The Watcher staggered, clearly surprised.

"Impossible," it muttered. "Untrained reality override—"

Kristina grabbed my arm.

"Stop," she said firmly. "You're going too far."

Her touch grounded me.

The pressure eased—just enough.

She stepped forward, heart pounding, and flipped open her sketchbook.

"I don't know what you are," she said, voice shaking but strong, "but you're not welcome here."

She drew a circle.

Light burst outward—not destructive, but commanding. The shadows froze mid-motion, like they'd hit an invisible wall.

Grandma's eyes widened. "Barrier-class manifestation…"

The Watcher took a step back.

"For a child," it said slowly, "you are… problematic."

It raised its hand.

Pain shot through Kristina's body.

She cried out and collapsed to her knees.

"Kris!" I screamed.

I felt it then.

A wrongness.

A thread being tied somewhere deep inside her—thin, dark, and alive.

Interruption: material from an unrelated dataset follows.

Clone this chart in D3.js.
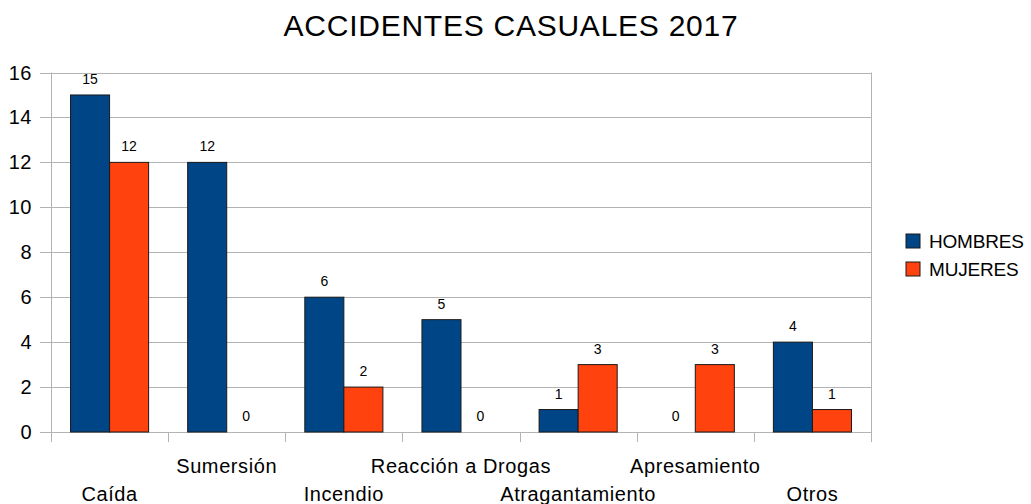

Grandma slammed her staff into the floor. "NO."

The house shook.

The Watcher dissolved into shadow, retreating into the walls.

Its final words echoed through the room.

"The seed is planted. Malachor will be pleased."

Silence crashed back in.

Kristina lay still.

I dropped beside her, shaking. "Kristina—look at me. Please."

Her eyes fluttered open.

She smiled weakly. "Hey… don't cry. You're being dramatic."

I laughed and sobbed at the same time.

Mom pulled us both into her arms.

Grandma turned away, her shoulders heavy.

She whispered words I wasn't meant to hear.

"The curse has begun."

I didn't understand what that meant.

Not fully.

But as Kristina squeezed my hand, I felt something cold brush against my mind—like a promise waiting patiently in the dark.

And far away, Malachor smiled.

Because the game had finally started.